Business people get these calls, too. Telemarketers (in business-to-business marketing, the industry prefers the term teleselling) are continually trying to persuade them to schedule a sales presentation, buy a directory, agree to visit a trade show booth, sign up for a seminar, or respond to any number of campaign objectives.
Teleselling is one of the most effective ways to reach prospects. It may be annoying to some people, but the technique works.
Unfortunately, one of the reasons that telemarketing has gotten such a bad rap is that the telemarketing scripts — sometimes called guides — are often poorly written. That's where you, the copywriter, come in.
The good news is there are proven techniques to putting together an effective telemarketing script that:
Minimizes the number of people who get annoyed when they receive the call
Gets the desired results
In business-to-business telemarketing, a gatekeeper is a person, often a receptionist or assistant, who attempts to screen a call. He or she may ask questions like: “Which company are you from? What is the purpose of your call? May I take a message?” Telemarketers will try to get past the gatekeeper and talk to the prospect directly.
Be Ready for Anything
You normally have to write more than one version of a telemarketing script. That's because you never know who's going to answer the phone. What if the telemarketing campaign is to make people aware of a sale at a ladies' fashion boutique — and a husband answers the phone? Your script will need to include a section on how to handle this situation.

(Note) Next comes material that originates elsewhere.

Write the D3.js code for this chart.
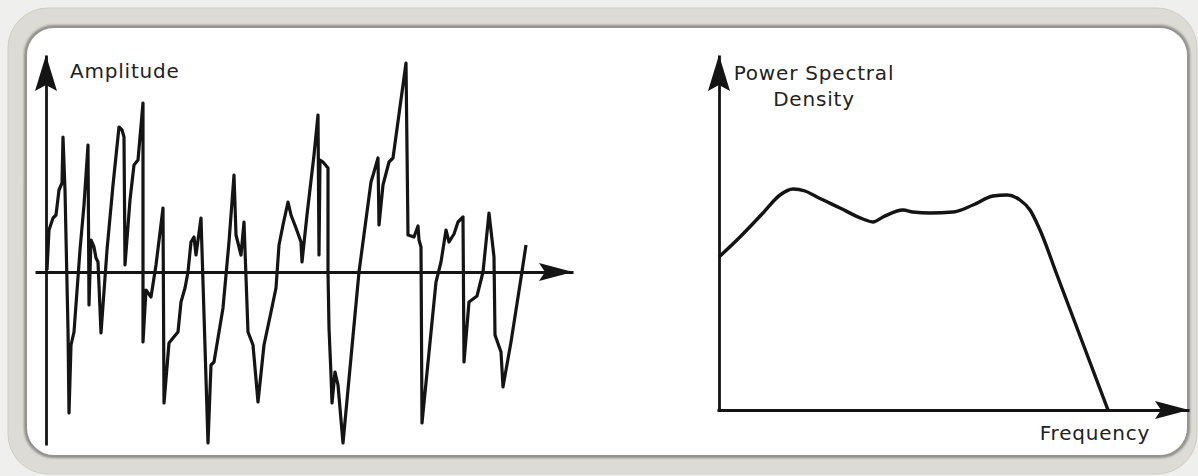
<!DOCTYPE html>
<html>
<head>
<meta charset="utf-8">
<script src="https://cdn.jsdelivr.net/npm/d3@7"></script>
<style>
  body { margin: 0; background: #efefed; }
  svg { display: block; }
  .lbl { font-family: "DejaVu Sans", sans-serif; fill: #222; letter-spacing: 0.8px; }
</style>
</head>
<body>
<div id="vis"></div>
<script>
const WIDTH = 1198;
const HEIGHT = 476;

// time signal (time, amplitude)
const SIG_TIME = [1, 3, 7, 10, 13, 16, 17, 19, 22, 23, 25, 28, 34, 38, 42, 43, 45, 48, 50, 52,
  55, 61, 67, 73, 76, 78, 79, 84, 88, 92, 97, 97, 100, 105, 110, 117, 118, 123, 127, 132,
  135, 139, 142, 145, 148, 150, 155, 162, 165, 168, 177, 183, 188, 190, 195, 198, 202, 207, 212, 218,
  225, 230, 233, 237, 242, 245, 250, 255, 256, 261, 268, 272, 273, 274, 277, 282, 282, 283, 285, 286,
  289, 292, 297, 313, 325, 328, 332, 333, 337, 343, 347, 360, 362, 368, 372, 373, 375, 376, 390, 395,
  400, 403, 408, 412, 417, 418, 423, 431, 437, 443, 448, 449, 455, 457, 465, 475, 480];
const SIG_AMP = [2, 42, 54, 57, 82, 89, 135, 82, -58, -141, -73, -60, 22, 67, 127, -33, 32, 25, 14, 10,
  -61, 22, 87, 145, 142, 135, 7, 72, 107, 112, 169, -70, -18, -25, 7, 64, -131, -71, -66, -60,
  -30, -16, 0, 30, 35, 17, 54, -171, -93, -90, -36, 30, 97, 37, 17, 50, -60, -73, -130, -73,
  -40, -16, 27, 47, 70, 57, 44, 30, 10, 57, 117, 157, 17, 112, 110, 104, 0, -56, -103, -131,
  -100, -113, -171, 0, 90, 100, 114, 47, 87, 110, 114, 209, 37, 35, 46, 32, 25, -151, -10, 10,
  42, 30, 38, 50, 55, -90, -30, -24, 0, 59, 15, -63, -80, -115, -70, -6, 27];

// power spectral density (frequency, level)
const PSD_FREQ = [0, 21, 44, 61, 74, 86, 98, 121, 144, 154, 164, 184, 194, 211, 234, 254, 274, 288, 301, 311, 321, 338, 355, 372, 389];
const PSD_LEVEL = [153, 173, 197, 215, 221, 219, 213, 202, 191, 188, 193, 200, 198, 197, 198, 205, 214, 215, 210, 200, 180, 135, 90, 45, 0];

const LABELS = { amp: "Amplitude", psd: ["Power Spectral", "Density"], freq: "Frequency" };

const svg = d3.select("#vis").append("svg")
  .attr("width", WIDTH)
  .attr("height", HEIGHT);

// frame
const defs = svg.append("defs");
defs.append("filter").attr("id", "soft")
  .append("feGaussianBlur").attr("stdDeviation", 1.2);

svg.append("rect")
  .attr("x", 8).attr("y", 8)
  .attr("width", 1189).attr("height", 466)
  .attr("rx", 40)
  .attr("fill", "#dcdbd5")
  .attr("stroke", "#cfcdc6");
svg.append("rect")
  .attr("x", 26).attr("y", 27)
  .attr("width", 1162).attr("height", 429)
  .attr("rx", 28)
  .attr("fill", "none")
  .attr("stroke", "#8e8d88")
  .attr("stroke-width", 4)
  .attr("filter", "url(#soft)");
svg.append("rect")
  .attr("x", 27).attr("y", 28)
  .attr("width", 1160).attr("height", 427)
  .attr("rx", 27)
  .attr("fill", "#ffffff");

const INK = "#141414";

function arrowUp(g, x, y) {
  g.append("path")
    .attr("d", `M${x},${y} L${x - 11},${y + 36} L${x},${y + 30} L${x + 11},${y + 36} Z`)
    .attr("fill", INK);
}
function arrowRight(g, x, y) {
  g.append("path")
    .attr("d", `M${x},${y} L${x - 34},${y - 9} L${x - 28},${y} L${x - 34},${y + 9} Z`)
    .attr("fill", INK);
}

// ---- left: signal vs time ----
const X_SCALE = d3.scaleLinear().domain([-11, 527]).range([35, 573]);
const Y_SCALE = d3.scaleLinear().domain([-173, 217]).range([445, 55]);

const left = svg.append("g");

left.append("g")
  .attr("transform", "translate(0," + Y_SCALE(0) + ")")
  .call(d3.axisBottom(X_SCALE).tickValues([]).tickSizeOuter(0))
  .select(".domain").attr("stroke", INK).attr("stroke-width", 2.8);
left.append("g")
  .attr("transform", "translate(" + X_SCALE(0) + ",0)")
  .call(d3.axisLeft(Y_SCALE).tickValues([]).tickSizeOuter(0))
  .select(".domain").attr("stroke", INK).attr("stroke-width", 2.8);
arrowUp(left, X_SCALE(0), Y_SCALE(217));
arrowRight(left, X_SCALE(527), Y_SCALE(0));

const sigData = SIG_TIME.map((t, i) => ({ t: t, a: SIG_AMP[i] }));
left.append("path")
  .datum(sigData)
  .attr("fill", "none")
  .attr("stroke", INK)
  .attr("stroke-width", 3.2)
  .attr("stroke-linejoin", "round")
  .attr("d", d3.line().x((d) => X_SCALE(d.t)).y((d) => Y_SCALE(d.a)));

left.append("text")
  .attr("class", "lbl")
  .attr("x", 70).attr("y", 78)
  .attr("font-size", 20)
  .text(LABELS.amp);

// ---- right: PSD vs frequency ----
const F_SCALE = d3.scaleLinear().domain([-2, 470]).range([717, 1189]);
const P_SCALE = d3.scaleLinear().domain([0, 355]).range([410, 55]);

const right = svg.append("g");

right.append("g")
  .attr("transform", "translate(0," + P_SCALE(0) + ")")
  .call(d3.axisBottom(F_SCALE).tickValues([]).tickSizeOuter(0))
  .select(".domain").attr("stroke", INK).attr("stroke-width", 2.8);
right.append("g")
  .attr("transform", "translate(" + F_SCALE(0) + ",0)")
  .call(d3.axisLeft(P_SCALE).tickValues([]).tickSizeOuter(0))
  .select(".domain").attr("stroke", INK).attr("stroke-width", 2.8);
arrowUp(right, F_SCALE(0), P_SCALE(355));
arrowRight(right, F_SCALE(470), P_SCALE(0));

const psdData = PSD_FREQ.map((f, i) => ({ f: f, p: PSD_LEVEL[i] }));
right.append("path")
  .datum(psdData)
  .attr("fill", "none")
  .attr("stroke", INK)
  .attr("stroke-width", 3.4)
  .attr("stroke-linejoin", "round")
  .attr("d", d3.line().curve(d3.curveMonotoneX).x((d) => F_SCALE(d.f)).y((d) => P_SCALE(d.p)));

right.append("text")
  .attr("class", "lbl")
  .attr("x", 814).attr("y", 80)
  .attr("text-anchor", "middle")
  .attr("font-size", 20)
  .text(LABELS.psd[0]);
right.append("text")
  .attr("class", "lbl")
  .attr("x", 814).attr("y", 106)
  .attr("text-anchor", "middle")
  .attr("font-size", 20)
  .text(LABELS.psd[1]);
right.append("text")
  .attr("class", "lbl")
  .attr("x", 1095).attr("y", 440)
  .attr("text-anchor", "middle")
  .attr("font-size", 20)
  .text(LABELS.freq);
</script>
</body>
</html>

Forget everything you learned from those dinner-hour telemarketing calls. A successful telemarketing script has the following characteristics:
Friendly, courteous, and conversational
Never pushy and aggressive
Short and to the point
Clearly identifies who is calling and why
Leaves the prospect with a good impression, even if he or she doesn't buy
Conveys an enticing offer
Clearly tells the prospect what do to next
Here is an example of a very simple telephone script. This one invites prospects to a Web seminar (Webinar) as part of an overall lead-generation campaign:
“Hi [contact name], this is Jane Doe calling on behalf of ABC Company.
“The reason for my call is to inform you of a 20-minute Webinar we're sponsoring called The Future of Loss Payee Notification. It features how companies like Permanent General Insurance and Tower Hill Insurance Group are reducing costs by 50% while virtually eliminating risks. The Webinar is hosted by Dr. John Smith, a recognized expert in the field.

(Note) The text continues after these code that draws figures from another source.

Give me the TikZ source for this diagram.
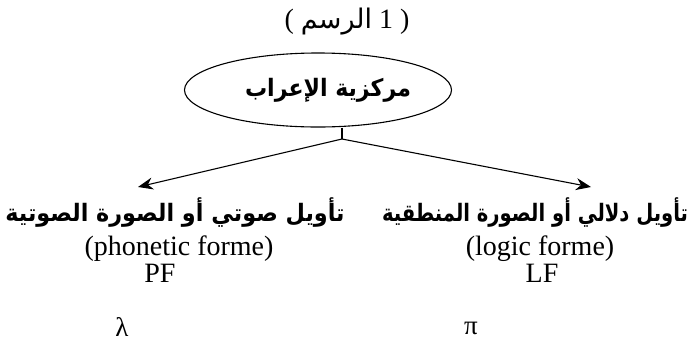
\documentclass[tikz,border=0pt]{standalone}
\usepackage{fontspec}
\setmainfont{Liberation Serif}
\newfontfamily\arabicfont[Script=Arabic]{DejaVu Sans}
\TeXXeTstate=1
\usetikzlibrary{shapes.geometric,arrows.meta}
\begin{document}
\begin{tikzpicture}[x=1pt,y=-1pt,
  arlabel/.style={inner sep=0pt,font=\arabicfont\bfseries\fontsize{24}{26}\selectfont},
  latlabel/.style={inner sep=0pt,font=\fontsize{28}{30}\selectfont},
  greek/.style={inner sep=0pt,font=\fontsize{27}{29}\selectfont},
  arrowline/.style={line width=1.1pt,-{Stealth[length=15pt,width=12pt]}}]
\useasboundingbox[fill=white] (0,0) rectangle (693,354);
\node[inner sep=0pt,font=\fontsize{28}{30}\selectfont] (title) at (347,22) {( \hbox{\arabicfont\fontsize{27}{29}\selectfont الرسم} 1 )};
\node[draw,ellipse,line width=1.1pt,minimum width=267pt,minimum height=74pt,inner sep=0pt,
  font=\arabicfont\bfseries\fontsize{24}{26}\selectfont] (e) at (318,90) {\hspace*{20pt}\scalebox{0.92}[1]{\beginR مركزية الإعراب\endR}};
\coordinate (j) at (342,139);
\coordinate (lt) at (138,187);
\coordinate (rt) at (591,187);
\draw[line width=1.1pt] (j |- e.south) -- (j);
\draw[arrowline] (j) -- (lt);
\draw[arrowline] (j) -- (rt);
\node[arlabel] (lab) at (175,213) {\scalebox{0.93}[1]{\beginR تأويل صوتي أو الصورة الصوتية\endR}};
\node[arlabel] (rab) at (535,213) {\scalebox{0.815}[1]{\beginR تأويل دلالي أو الصورة المنطقية\endR}};
\node[latlabel] (pf1) at (179,249) {(phonetic forme)};
\node[latlabel] (pf2) at (160,273) {PF};
\node[latlabel] (lf1) at (540,249) {(logic forme)};
\node[latlabel] (lf2) at (542,273) {LF};
\node[greek] (lam) at (122,327) {λ};
\node[greek] (pi) at (471,328) {π};
\end{tikzpicture}
\end{document}
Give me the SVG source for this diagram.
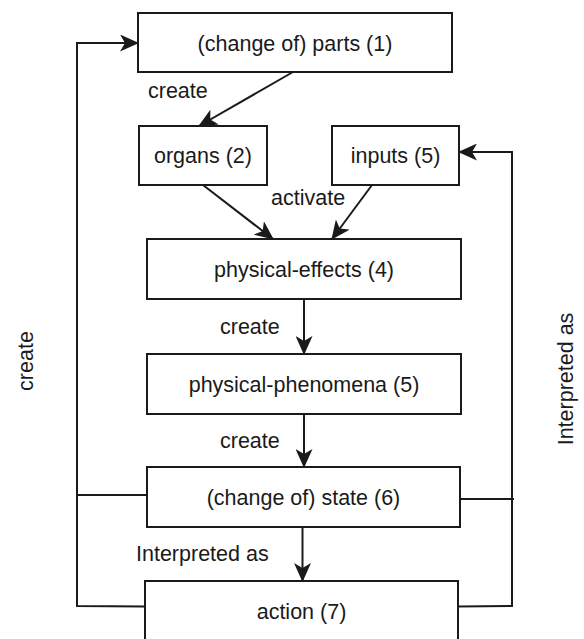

“[contact name], I'd like to e-mail you an invitation to this FREE Webinar. Would that be okay with you?”
“Thank you. What is your e-mail address?”
“Is there someone else in your company we should be talking to?”

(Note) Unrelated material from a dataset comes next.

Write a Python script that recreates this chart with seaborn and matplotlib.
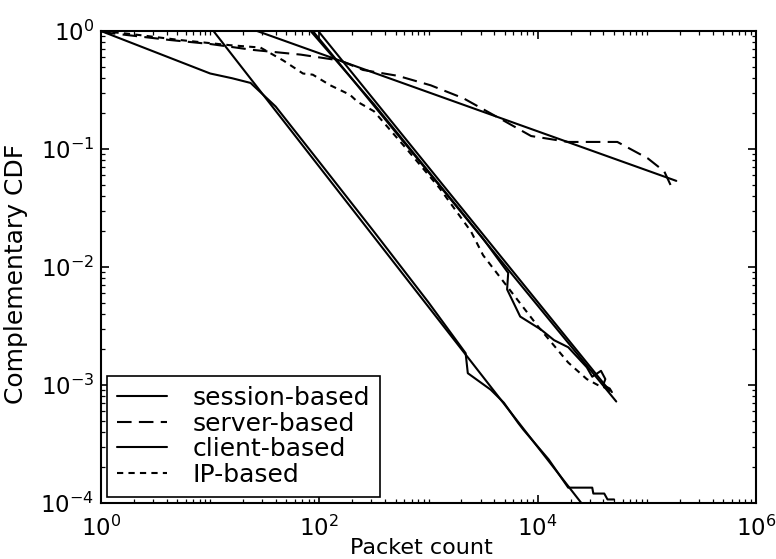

When writing a telemarketing script, follow these guidelines:
Write for the ear, not the eye. Your script must sound natural and spontaneous. Have a friend read it back to you, preferably over the phone. If it seems like a canned sales pitch, rewrite it.
Soften your tone. “Mr. Prospect. I'm calling to ask if you want to double your department's productivity in just 60 days. Guaranteed.” This may work in a sales letter, but on the phone you'll quickly hear the dial tone. A better opening: “Mr. Prospect. I'm calling because we've recently helped ABC Company double the productivity of their accounting department. May I ask you three quick questions to help determine if we can do the same for you too?”
Suggest, don't ask. Use the word “suggest” when wording your call to action. For example, “If you're interested in learning more, may I suggest that you go to our Web site and download our latest free White Paper.”
Use the words “I'm just curious.” For example, “John, I'm just curious. How many employees do you have in your accounting department?” For some reason putting “I'm just curious” in front of what otherwise might be considered an impertinent question tends to get a friendly answer.
If possible, make reference to other known companies. This builds credibility. “John, we recently implemented this solution at XYZ Company here in Chicago. And their productivity soared 24% within three months.”
Keep it short. Write in chunks. Prospects get frustrated and tune out when a telemarketing call is a long-winded sales pitch. Most people will just hang up.
One final note. Make your script easy to read and deliver. Remove any hard-to-pronounce words or difficult passages. You never know the level of experience a telemarketer who is using your script will have. It's your job to craft words that work effectively, no matter who may be speaking them.